↓
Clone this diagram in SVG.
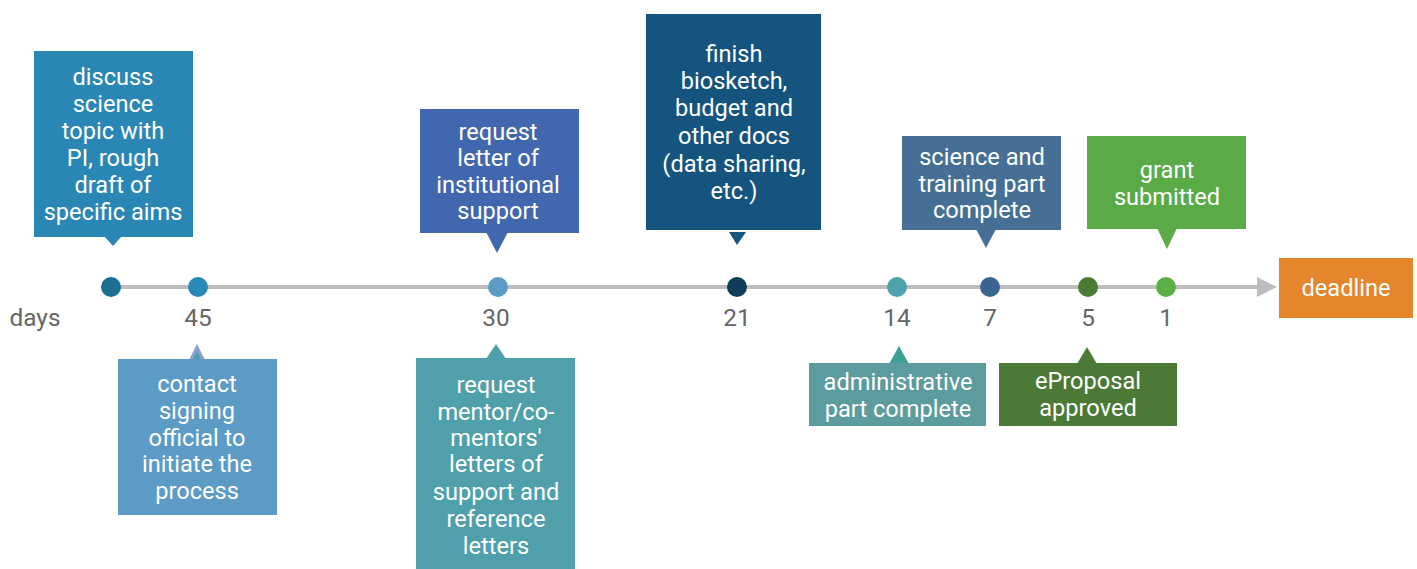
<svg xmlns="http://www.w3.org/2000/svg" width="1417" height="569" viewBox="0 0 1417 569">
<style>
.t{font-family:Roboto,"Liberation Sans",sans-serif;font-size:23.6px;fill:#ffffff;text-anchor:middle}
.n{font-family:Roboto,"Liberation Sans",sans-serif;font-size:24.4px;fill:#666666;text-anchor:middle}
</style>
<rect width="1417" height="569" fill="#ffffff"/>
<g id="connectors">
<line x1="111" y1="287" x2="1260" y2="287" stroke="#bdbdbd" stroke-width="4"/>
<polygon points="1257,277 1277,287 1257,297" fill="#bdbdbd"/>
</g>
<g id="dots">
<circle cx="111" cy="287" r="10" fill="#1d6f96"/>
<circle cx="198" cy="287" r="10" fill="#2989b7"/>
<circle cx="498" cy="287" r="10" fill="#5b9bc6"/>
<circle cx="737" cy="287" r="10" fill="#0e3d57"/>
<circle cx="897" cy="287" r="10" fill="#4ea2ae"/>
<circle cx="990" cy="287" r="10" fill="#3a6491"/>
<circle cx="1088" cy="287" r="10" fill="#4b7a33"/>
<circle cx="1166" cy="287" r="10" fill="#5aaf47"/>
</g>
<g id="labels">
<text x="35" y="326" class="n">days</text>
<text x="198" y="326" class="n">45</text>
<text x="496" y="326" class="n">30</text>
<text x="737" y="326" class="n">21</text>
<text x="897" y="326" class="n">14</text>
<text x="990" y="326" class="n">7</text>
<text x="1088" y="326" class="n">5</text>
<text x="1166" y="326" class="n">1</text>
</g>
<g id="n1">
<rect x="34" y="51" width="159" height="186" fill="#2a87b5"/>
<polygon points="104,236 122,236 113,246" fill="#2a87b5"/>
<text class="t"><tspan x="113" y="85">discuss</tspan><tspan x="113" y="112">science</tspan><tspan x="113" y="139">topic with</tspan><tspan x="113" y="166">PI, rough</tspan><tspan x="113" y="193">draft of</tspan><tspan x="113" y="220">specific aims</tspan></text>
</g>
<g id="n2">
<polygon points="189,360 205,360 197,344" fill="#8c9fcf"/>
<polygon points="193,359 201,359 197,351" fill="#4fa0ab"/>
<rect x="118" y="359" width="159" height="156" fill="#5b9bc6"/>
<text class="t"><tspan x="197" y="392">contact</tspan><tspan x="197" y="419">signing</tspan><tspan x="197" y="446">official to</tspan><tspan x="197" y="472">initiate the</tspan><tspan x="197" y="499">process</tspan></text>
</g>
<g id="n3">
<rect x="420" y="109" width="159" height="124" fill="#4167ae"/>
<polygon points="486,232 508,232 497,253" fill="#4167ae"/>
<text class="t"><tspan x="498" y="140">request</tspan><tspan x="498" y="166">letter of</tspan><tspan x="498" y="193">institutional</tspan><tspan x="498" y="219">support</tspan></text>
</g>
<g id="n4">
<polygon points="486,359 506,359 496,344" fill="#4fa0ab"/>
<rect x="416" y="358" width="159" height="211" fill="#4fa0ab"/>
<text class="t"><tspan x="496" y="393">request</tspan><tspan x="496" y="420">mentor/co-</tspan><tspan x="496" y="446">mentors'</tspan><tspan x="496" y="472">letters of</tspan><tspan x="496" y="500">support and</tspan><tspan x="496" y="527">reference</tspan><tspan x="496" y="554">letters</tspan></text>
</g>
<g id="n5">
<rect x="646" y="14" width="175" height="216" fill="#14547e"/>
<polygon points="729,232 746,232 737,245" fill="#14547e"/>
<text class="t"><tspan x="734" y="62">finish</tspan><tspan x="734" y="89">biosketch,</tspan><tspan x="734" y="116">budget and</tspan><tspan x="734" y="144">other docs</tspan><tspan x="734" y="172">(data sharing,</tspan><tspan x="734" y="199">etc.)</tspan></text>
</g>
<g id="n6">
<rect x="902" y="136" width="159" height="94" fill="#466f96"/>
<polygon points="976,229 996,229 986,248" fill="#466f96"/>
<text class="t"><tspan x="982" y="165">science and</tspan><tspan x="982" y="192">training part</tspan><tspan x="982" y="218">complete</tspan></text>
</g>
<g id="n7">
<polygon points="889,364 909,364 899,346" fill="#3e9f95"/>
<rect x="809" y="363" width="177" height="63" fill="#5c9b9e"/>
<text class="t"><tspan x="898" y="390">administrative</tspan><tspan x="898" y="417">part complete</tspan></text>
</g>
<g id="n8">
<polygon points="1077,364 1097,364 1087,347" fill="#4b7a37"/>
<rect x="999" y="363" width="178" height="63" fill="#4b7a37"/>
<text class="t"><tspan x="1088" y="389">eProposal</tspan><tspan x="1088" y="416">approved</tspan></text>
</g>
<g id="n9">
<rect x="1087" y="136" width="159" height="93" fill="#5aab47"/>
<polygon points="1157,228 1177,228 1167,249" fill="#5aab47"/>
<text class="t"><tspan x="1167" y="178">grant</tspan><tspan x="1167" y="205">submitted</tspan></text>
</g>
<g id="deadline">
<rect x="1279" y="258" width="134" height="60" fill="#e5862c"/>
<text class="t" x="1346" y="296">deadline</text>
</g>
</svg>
↑
**Description of the task:**
In the copy, include no pictures; restate the listing above exactly.

**Response:**
Clone this diagram in SVG.
<svg xmlns="http://www.w3.org/2000/svg" width="1417" height="569" viewBox="0 0 1417 569">
<style>
.t{font-family:Roboto,"Liberation Sans",sans-serif;font-size:23.6px;fill:#ffffff;text-anchor:middle}
.n{font-family:Roboto,"Liberation Sans",sans-serif;font-size:24.4px;fill:#666666;text-anchor:middle}
</style>
<rect width="1417" height="569" fill="#ffffff"/>
<g id="connectors">
<line x1="111" y1="287" x2="1260" y2="287" stroke="#bdbdbd" stroke-width="4"/>
<polygon points="1257,277 1277,287 1257,297" fill="#bdbdbd"/>
</g>
<g id="dots">
<circle cx="111" cy="287" r="10" fill="#1d6f96"/>
<circle cx="198" cy="287" r="10" fill="#2989b7"/>
<circle cx="498" cy="287" r="10" fill="#5b9bc6"/>
<circle cx="737" cy="287" r="10" fill="#0e3d57"/>
<circle cx="897" cy="287" r="10" fill="#4ea2ae"/>
<circle cx="990" cy="287" r="10" fill="#3a6491"/>
<circle cx="1088" cy="287" r="10" fill="#4b7a33"/>
<circle cx="1166" cy="287" r="10" fill="#5aaf47"/>
</g>
<g id="labels">
<text x="35" y="326" class="n">days</text>
<text x="198" y="326" class="n">45</text>
<text x="496" y="326" class="n">30</text>
<text x="737" y="326" class="n">21</text>
<text x="897" y="326" class="n">14</text>
<text x="990" y="326" class="n">7</text>
<text x="1088" y="326" class="n">5</text>
<text x="1166" y="326" class="n">1</text>
</g>
<g id="n1">
<rect x="34" y="51" width="159" height="186" fill="#2a87b5"/>
<polygon points="104,236 122,236 113,246" fill="#2a87b5"/>
<text class="t"><tspan x="113" y="85">discuss</tspan><tspan x="113" y="112">science</tspan><tspan x="113" y="139">topic with</tspan><tspan x="113" y="166">PI, rough</tspan><tspan x="113" y="193">draft of</tspan><tspan x="113" y="220">specific aims</tspan></text>
</g>
<g id="n2">
<polygon points="189,360 205,360 197,344" fill="#8c9fcf"/>
<polygon points="193,359 201,359 197,351" fill="#4fa0ab"/>
<rect x="118" y="359" width="159" height="156" fill="#5b9bc6"/>
<text class="t"><tspan x="197" y="392">contact</tspan><tspan x="197" y="419">signing</tspan><tspan x="197" y="446">official to</tspan><tspan x="197" y="472">initiate the</tspan><tspan x="197" y="499">process</tspan></text>
</g>
<g id="n3">
<rect x="420" y="109" width="159" height="124" fill="#4167ae"/>
<polygon points="486,232 508,232 497,253" fill="#4167ae"/>
<text class="t"><tspan x="498" y="140">request</tspan><tspan x="498" y="166">letter of</tspan><tspan x="498" y="193">institutional</tspan><tspan x="498" y="219">support</tspan></text>
</g>
<g id="n4">
<polygon points="486,359 506,359 496,344" fill="#4fa0ab"/>
<rect x="416" y="358" width="159" height="211" fill="#4fa0ab"/>
<text class="t"><tspan x="496" y="393">request</tspan><tspan x="496" y="420">mentor/co-</tspan><tspan x="496" y="446">mentors'</tspan><tspan x="496" y="472">letters of</tspan><tspan x="496" y="500">support and</tspan><tspan x="496" y="527">reference</tspan><tspan x="496" y="554">letters</tspan></text>
</g>
<g id="n5">
<rect x="646" y="14" width="175" height="216" fill="#14547e"/>
<polygon points="729,232 746,232 737,245" fill="#14547e"/>
<text class="t"><tspan x="734" y="62">finish</tspan><tspan x="734" y="89">biosketch,</tspan><tspan x="734" y="116">budget and</tspan><tspan x="734" y="144">other docs</tspan><tspan x="734" y="172">(data sharing,</tspan><tspan x="734" y="199">etc.)</tspan></text>
</g>
<g id="n6">
<rect x="902" y="136" width="159" height="94" fill="#466f96"/>
<polygon points="976,229 996,229 986,248" fill="#466f96"/>
<text class="t"><tspan x="982" y="165">science and</tspan><tspan x="982" y="192">training part</tspan><tspan x="982" y="218">complete</tspan></text>
</g>
<g id="n7">
<polygon points="889,364 909,364 899,346" fill="#3e9f95"/>
<rect x="809" y="363" width="177" height="63" fill="#5c9b9e"/>
<text class="t"><tspan x="898" y="390">administrative</tspan><tspan x="898" y="417">part complete</tspan></text>
</g>
<g id="n8">
<polygon points="1077,364 1097,364 1087,347" fill="#4b7a37"/>
<rect x="999" y="363" width="178" height="63" fill="#4b7a37"/>
<text class="t"><tspan x="1088" y="389">eProposal</tspan><tspan x="1088" y="416">approved</tspan></text>
</g>
<g id="n9">
<rect x="1087" y="136" width="159" height="93" fill="#5aab47"/>
<polygon points="1157,228 1177,228 1167,249" fill="#5aab47"/>
<text class="t"><tspan x="1167" y="178">grant</tspan><tspan x="1167" y="205">submitted</tspan></text>
</g>
<g id="deadline">
<rect x="1279" y="258" width="134" height="60" fill="#e5862c"/>
<text class="t" x="1346" y="296">deadline</text>
</g>
</svg>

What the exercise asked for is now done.